# What is asked
Look for "this" in the listing below. Gather each line that contains it.
# # # #
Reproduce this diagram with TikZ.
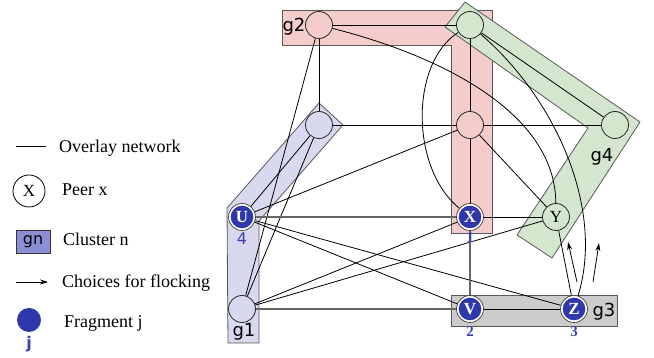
\documentclass[tikz,border=0pt]{standalone}
\usepackage{fontspec}
\setmainfont{Liberation Serif}
\newfontfamily\gfont{DejaVu Sans}
\usetikzlibrary{arrows.meta}
\definecolor{pinkc}{RGB}{244,204,204}
\definecolor{greenc}{RGB}{212,230,205}
\definecolor{lavc}{RGB}{216,216,238}
\definecolor{grayc}{RGB}{204,204,204}
\definecolor{fragblue}{RGB}{46,56,170}
\definecolor{numblue}{RGB}{58,66,184}
\definecolor{legbox}{RGB}{140,142,214}
\begin{document}
\begin{tikzpicture}[x=1pt,y=1pt,
  clusterbox/.style={draw=black!65, line width=0.8pt},
  peer/.style={circle, draw=black!85, line width=0.8pt, minimum size=27pt, inner sep=0pt, font=\fontsize{17}{17}\selectfont},
  frag/.style={circle, draw=black!75, line width=0.7pt, fill=white, minimum size=27pt, inner sep=0pt, text=white, font=\fontsize{17}{17}\selectfont\bfseries, path picture={\fill[fragblue] (path picture bounding box.center) circle (11.3pt);}},
  edge/.style={draw=black, line width=0.8pt},
  grayedge/.style={draw=black!60, line width=1.3pt},
  glabel/.style={anchor=base, font=\gfont\fontsize{18}{18}\selectfont, inner sep=0pt},
  numlabel/.style={text=numblue, font=\fontsize{15}{15}\selectfont\bfseries, inner sep=0pt},
  legtext/.style={anchor=base west, inner sep=0pt, font=\fontsize{18}{18}\selectfont},
  flock/.style={-{Stealth[length=8pt,width=5pt]}, line width=0.8pt}
]
\useasboundingbox (0,0) rectangle (654,358);
% clusters
\filldraw[clusterbox, fill=pinkc] (282,348) -- (492,348) -- (492,125) -- (451,125) -- (451,313) -- (282,313) -- cycle;
\filldraw[clusterbox, fill=greenc] (465,356) -- (640,236) -- (552,100) -- (517,123) -- (588,230) -- (445,331) -- cycle;
\filldraw[clusterbox, fill=lavc] (319,255) -- (343,233) -- (259,137) -- (259,15) -- (228,15) -- (227,150) -- cycle;
\filldraw[clusterbox, fill=grayc] (451,32) rectangle (617,63);
\node[glabel] (g2) at (294,326) {g2};
\node[glabel] (g4) at (602,196) {g4};
\node[glabel] (g1) at (244,21) {g1};
\node[glabel] (g3) at (604,41) {g3};
% nodes
\node[peer, fill=pinkc] (A) at (319,333) {};
\node[peer, fill=greenc] (B) at (470,333) {};
\node[peer, fill=greenc] (C) at (615,233) {};
\node[peer, fill=lavc] (D) at (319,233) {};
\node[peer, fill=pinkc] (E) at (470,233) {};
\node[peer, fill=greenc] (Y) at (556,141) {Y};
\node[peer, fill=lavc] (F) at (242,49) {};
\node[frag] (U) at (242,141) {U};
\node[frag] (X) at (470,141) {X};
\node[frag] (V) at (470,49) {V};
\node[frag] (Z) at (574,49) {Z};
% edges
\draw[edge] (A) .. controls (430,305) and (555,250) .. (Y);
\draw[edge] (B) .. controls (410,295) and (410,190) .. (X);
\draw[edge] (B) .. controls (555,260) and (605,150) .. (Z);
\draw[edge] (A) -- (B);
\draw[edge] (A) -- (D);
\draw[edge] (A) -- (F);
\draw[edge] (B) -- (C);
\draw[edge] (B) -- (E);
\draw[edge] (C) -- (E);
\draw[edge] (D) -- (E);
\draw[edge] (D) -- (U);
\draw[edge] (D) -- (F);
\draw[edge] (E) -- (X);
\draw[edge] (E) -- (U);
\draw[edge] (E) -- (Y);
\draw[edge] (U) -- (V);
\draw[edge] (U) -- (Z);
\draw[edge] (F) -- (X);
\draw[edge] (F) -- (Y);
\draw[edge] (X) -- (Y);
\draw[edge] (Y) -- (Z);
\draw[edge] (V) -- (Z);
\draw[grayedge] (U) -- (X);
\draw[grayedge] (F) -- (V);
\draw[grayedge] (X) -- (V);
% fragment numbers
\node[numlabel] (n1) at (470,120) {1};
\node[numlabel] (n2) at (470,26) {2};
\node[numlabel] (n3) at (574,26) {3};
\node[numlabel, font=\gfont\fontsize{16}{16}\selectfont] (n4) at (242,119) {4};
% flocking arrows
\coordinate (a1s) at (577,76); \coordinate (a1e) at (568,116);
\coordinate (a2s) at (593,76); \coordinate (a2e) at (599,115);
\draw[flock] (a1s) -- (a1e);
\draw[flock] (a2s) -- (a2e);
% legend
\coordinate (l1a) at (16,212); \coordinate (l1b) at (46,212);
\draw[edge] (l1a) -- (l1b);
\node[legtext] (t1) at (59,205) {Overlay network};
\node[circle, draw=black, line width=0.8pt, minimum size=32pt, inner sep=0pt, font=\fontsize{17}{17}\selectfont] (lx) at (29,167) {X};
\node[legtext] (t2) at (62,162) {Peer x};
\node[draw=black!80, line width=0.8pt, fill=legbox, minimum width=34pt, minimum height=23pt, inner sep=0pt, font=\gfont\fontsize{16}{16}\selectfont] (lg) at (33,116.5) {gn};
\node[legtext] (t3) at (63,112) {Cluster n};
\coordinate (la) at (16,76); \coordinate (lb) at (48,76);
\draw[flock] (la) -- (lb);
\node[legtext] (t4) at (62,70) {Choices for flocking};
\node[circle, fill=fragblue, minimum size=24pt, inner sep=0pt] (lf) at (29,38) {};
\node[text=numblue, font=\gfont\fontsize{16}{16}\selectfont\bfseries, inner sep=0pt] (lj) at (29,14) {j};
\node[legtext] (t5) at (64,30) {Fragment j};
\end{tikzpicture}
\end{document}
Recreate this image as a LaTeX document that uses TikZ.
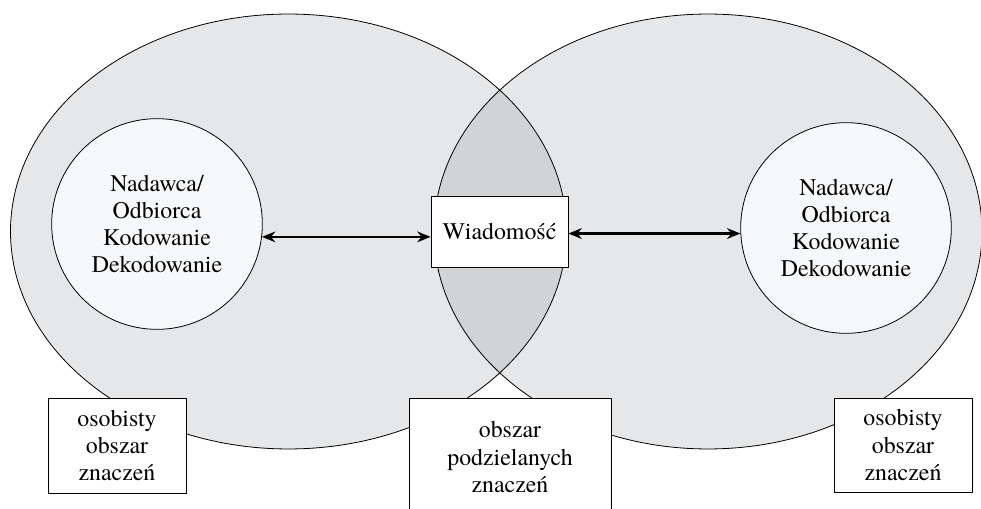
\documentclass[tikz,border=0pt]{standalone}
\usepackage{fontspec}
\setmainfont{texgyretermes-regular.otf}
\usetikzlibrary{arrows.meta}
\definecolor{ellfill}{RGB}{230,231,232}
\definecolor{midfill}{RGB}{209,211,212}
\definecolor{innerfill}{RGB}{247,248,250}
\begin{document}
\begin{tikzpicture}[x=0.75pt,y=-0.75pt,
  txt/.style={font=\fontsize{17.9}{20.3}\selectfont, align=center},
  innercirc/.style={circle, draw=black, line width=0.6pt, fill=innerfill, minimum size=158pt, inner sep=0pt, txt},
  lbl/.style={draw=black, line width=0.6pt, fill=white, inner sep=0pt, txt},
  outline/.style={draw=black, line width=0.6pt},
  arr/.style={{Stealth[length=10pt,width=8pt]}-{Stealth[length=10pt,width=8pt]}, line width=1.9pt}]
\useasboundingbox (0,0) rectangle (981,509);
\clip (0,0) rectangle (981,509);
% ellipses
\fill[ellfill] (288.5,231.5) ellipse [x radius=208.5pt, y radius=163.1pt];
\fill[ellfill] (708,231.5) ellipse [x radius=205.5pt, y radius=163.1pt];
\begin{scope}
  \clip (288.5,231.5) ellipse [x radius=208.5pt, y radius=163.1pt];
  \fill[midfill] (708,231.5) ellipse [x radius=205.5pt, y radius=163.1pt];
\end{scope}
\draw[outline] (288.5,231.5) ellipse [x radius=208.5pt, y radius=163.1pt];
\draw[outline] (708,231.5) ellipse [x radius=205.5pt, y radius=163.1pt];
% nodes
\node[innercirc] (lc) at (157,224) {Nadawca/\\Odbiorca\\Kodowanie\\Dekodowanie};
\node[innercirc] (rc) at (846,228) {Nadawca/\\Odbiorca\\Kodowanie\\Dekodowanie};
\node[lbl, minimum width=102.75pt, minimum height=53.25pt] (msg) at (499.5,231.5) {Wiadomość};
\node[lbl, minimum width=103.5pt, minimum height=71.25pt] (lbox) at (117,445.5) {osobisty\\obszar\\znaczeń};
\node[lbl, minimum width=103.5pt, minimum height=70.5pt] (rbox) at (903,445) {osobisty\\obszar\\znaczeń};
\node[lbl, minimum width=151.5pt, minimum height=88.5pt] (mbox) at (510,457) {obszar\\podzielanych\\znaczeń};
% arrows
\draw[arr] (lc.-7) -- (msg.west |- lc.-7);
\draw[arr] (msg.east |- rc.183) -- (rc.183);
\end{tikzpicture}
\end{document}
# # # #
# Solved problem
Reproduce this diagram with TikZ.
Recreate this image as a LaTeX document that uses TikZ.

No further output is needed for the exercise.